-------- Provided material

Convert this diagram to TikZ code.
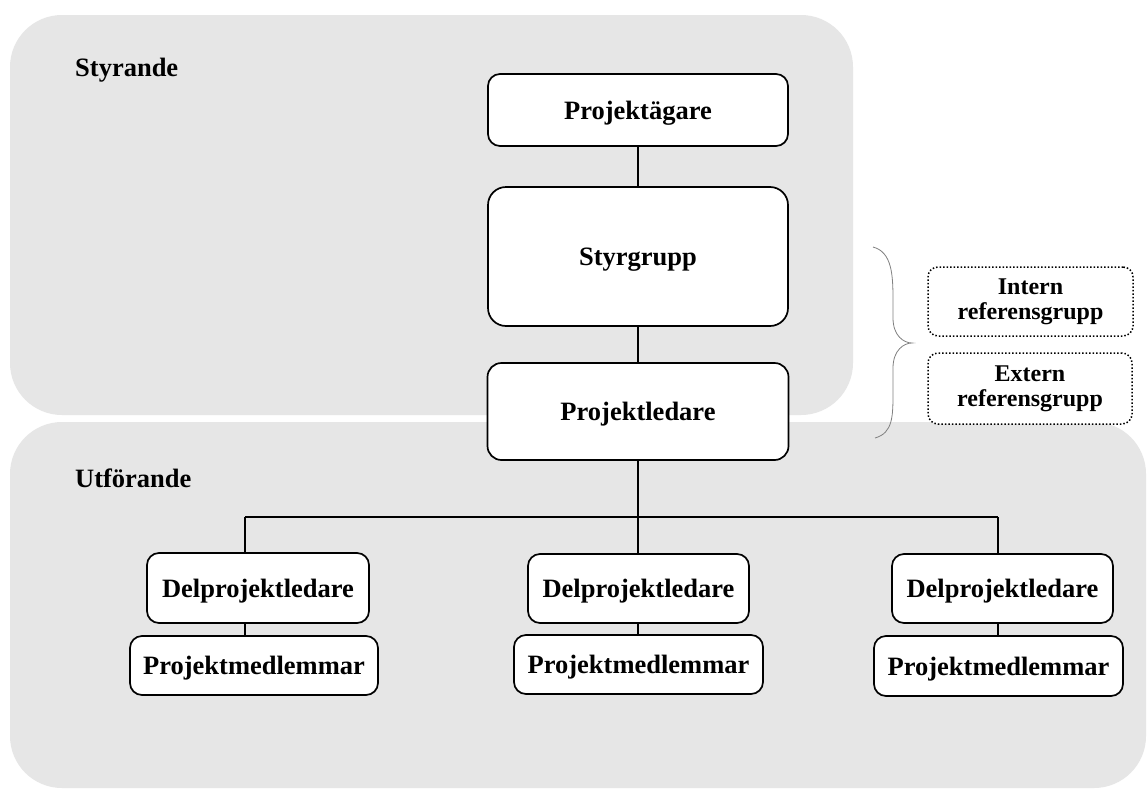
\documentclass[tikz,border=0pt]{standalone}
\usepackage{fontspec}
\setmainfont{Liberation Serif}
\begin{document}
\begin{tikzpicture}[x=1pt,y=-1pt,
  region/.style={fill=bgray, draw=none, rounded corners=52pt},
  orgbox/.style={draw=black, fill=white, line width=1.7pt, rounded corners=12pt,
     inner sep=0pt, align=center, text depth=0pt, font=\fontsize{26.5}{28}\selectfont\bfseries},
  refbox/.style={draw=black, fill=white, line width=1.5pt, dotted, rounded corners=10pt,
     inner sep=0pt, align=center, font=\fontsize{24}{25}\selectfont\bfseries},
  link/.style={draw=black, line width=1.8pt},
  lbl/.style={font=\fontsize{26.5}{28}\selectfont\bfseries, anchor=west, inner sep=0pt}]
\definecolor{bgray}{RGB}{230,230,230}
\useasboundingbox (0,0) rectangle (1148,790);
\fill[white] (0,0) rectangle (1148,790);
% regions
\path[region] (10,15) rectangle (853,415);
\path[region] (10,422) rectangle (1146,788);
\node[lbl] (lstyr) at (75,70) {Styrande};
\node[lbl] (lutf) at (75,478) {Utförande};
% boxes
\node[orgbox, minimum width=300pt, minimum height=72pt] (pag) at (638,110) {Projektägare};
\node[orgbox, minimum width=300pt, minimum height=139pt, rounded corners=18pt] (sg) at (638,256.5) {Styrgrupp};
\node[orgbox, minimum width=301pt, minimum height=97pt, rounded corners=14pt] (pl) at (638,411.5) {Projektledare};
\node[orgbox, minimum width=222pt, minimum height=70pt] (d1) at (258,588) {Delprojektledare};
\node[orgbox, minimum width=248pt, minimum height=59pt] (m1) at (254,665.5) {Projektmedlemmar};
\node[orgbox, minimum width=221pt, minimum height=69pt] (d2) at (638.5,588.5) {Delprojektledare};
\node[orgbox, minimum width=249pt, minimum height=59pt] (m2) at (638.5,664.5) {Projektmedlemmar};
\node[orgbox, minimum width=221pt, minimum height=69pt] (d3) at (1002.5,588.5) {Delprojektledare};
\node[orgbox, minimum width=249pt, minimum height=60pt] (m3) at (998.5,666) {Projektmedlemmar};
% reference groups
\node[refbox, minimum width=205pt, minimum height=69pt] (ir) at (1030.5,301.5) {Intern\\referensgrupp};
\node[refbox, minimum width=204pt, minimum height=71pt] (er) at (1030,388.5) {Extern\\referensgrupp};
% connectors
\coordinate (b1) at (245,517);
\coordinate (b2) at (638,517);
\coordinate (b3) at (998,517);
\draw[link] (pag.south) -- (sg.north);
\draw[link] (sg.south) -- (pl.north);
\draw[link] (pl.south) -- (pl.south |- b2);
\draw[link] (b1) -- (b3);
\draw[link] (b1) -- (b1 |- d1.north);
\draw[link] (b2) -- (b2 |- d2.north);
\draw[link] (b3) -- (b3 |- d3.north);
\draw[link] (d1.south -| b1) -- (b1 |- m1.north);
\draw[link] (d2.south -| b2) -- (b2 |- m2.north);
\draw[link] (d3.south -| b3) -- (b3 |- m3.north);
% brace
\coordinate (btip) at (912,343);
\draw[gray, line width=0.8pt] (873,247) .. controls (892,252) and (893,275) .. (893,300)
  -- (893,318) .. controls (893,336) and (904,343) .. (btip)
  .. controls (904,343) and (893,350) .. (893,368)
  -- (893,392) .. controls (893,416) and (893,433) .. (875,438);
\end{tikzpicture}
\end{document}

----------------

__What to do__:
Omitting all images, print the listing exactly.

__Result of the exercise__:
Convert this diagram to TikZ code.
\documentclass[tikz,border=0pt]{standalone}
\usepackage{fontspec}
\setmainfont{Liberation Serif}
\begin{document}
\begin{tikzpicture}[x=1pt,y=-1pt,
  region/.style={fill=bgray, draw=none, rounded corners=52pt},
  orgbox/.style={draw=black, fill=white, line width=1.7pt, rounded corners=12pt,
     inner sep=0pt, align=center, text depth=0pt, font=\fontsize{26.5}{28}\selectfont\bfseries},
  refbox/.style={draw=black, fill=white, line width=1.5pt, dotted, rounded corners=10pt,
     inner sep=0pt, align=center, font=\fontsize{24}{25}\selectfont\bfseries},
  link/.style={draw=black, line width=1.8pt},
  lbl/.style={font=\fontsize{26.5}{28}\selectfont\bfseries, anchor=west, inner sep=0pt}]
\definecolor{bgray}{RGB}{230,230,230}
\useasboundingbox (0,0) rectangle (1148,790);
\fill[white] (0,0) rectangle (1148,790);
% regions
\path[region] (10,15) rectangle (853,415);
\path[region] (10,422) rectangle (1146,788);
\node[lbl] (lstyr) at (75,70) {Styrande};
\node[lbl] (lutf) at (75,478) {Utförande};
% boxes
\node[orgbox, minimum width=300pt, minimum height=72pt] (pag) at (638,110) {Projektägare};
\node[orgbox, minimum width=300pt, minimum height=139pt, rounded corners=18pt] (sg) at (638,256.5) {Styrgrupp};
\node[orgbox, minimum width=301pt, minimum height=97pt, rounded corners=14pt] (pl) at (638,411.5) {Projektledare};
\node[orgbox, minimum width=222pt, minimum height=70pt] (d1) at (258,588) {Delprojektledare};
\node[orgbox, minimum width=248pt, minimum height=59pt] (m1) at (254,665.5) {Projektmedlemmar};
\node[orgbox, minimum width=221pt, minimum height=69pt] (d2) at (638.5,588.5) {Delprojektledare};
\node[orgbox, minimum width=249pt, minimum height=59pt] (m2) at (638.5,664.5) {Projektmedlemmar};
\node[orgbox, minimum width=221pt, minimum height=69pt] (d3) at (1002.5,588.5) {Delprojektledare};
\node[orgbox, minimum width=249pt, minimum height=60pt] (m3) at (998.5,666) {Projektmedlemmar};
% reference groups
\node[refbox, minimum width=205pt, minimum height=69pt] (ir) at (1030.5,301.5) {Intern\\referensgrupp};
\node[refbox, minimum width=204pt, minimum height=71pt] (er) at (1030,388.5) {Extern\\referensgrupp};
% connectors
\coordinate (b1) at (245,517);
\coordinate (b2) at (638,517);
\coordinate (b3) at (998,517);
\draw[link] (pag.south) -- (sg.north);
\draw[link] (sg.south) -- (pl.north);
\draw[link] (pl.south) -- (pl.south |- b2);
\draw[link] (b1) -- (b3);
\draw[link] (b1) -- (b1 |- d1.north);
\draw[link] (b2) -- (b2 |- d2.north);
\draw[link] (b3) -- (b3 |- d3.north);
\draw[link] (d1.south -| b1) -- (b1 |- m1.north);
\draw[link] (d2.south -| b2) -- (b2 |- m2.north);
\draw[link] (d3.south -| b3) -- (b3 |- m3.north);
% brace
\coordinate (btip) at (912,343);
\draw[gray, line width=0.8pt] (873,247) .. controls (892,252) and (893,275) .. (893,300)
  -- (893,318) .. controls (893,336) and (904,343) .. (btip)
  .. controls (904,343) and (893,350) .. (893,368)
  -- (893,392) .. controls (893,416) and (893,433) .. (875,438);
\end{tikzpicture}
\end{document}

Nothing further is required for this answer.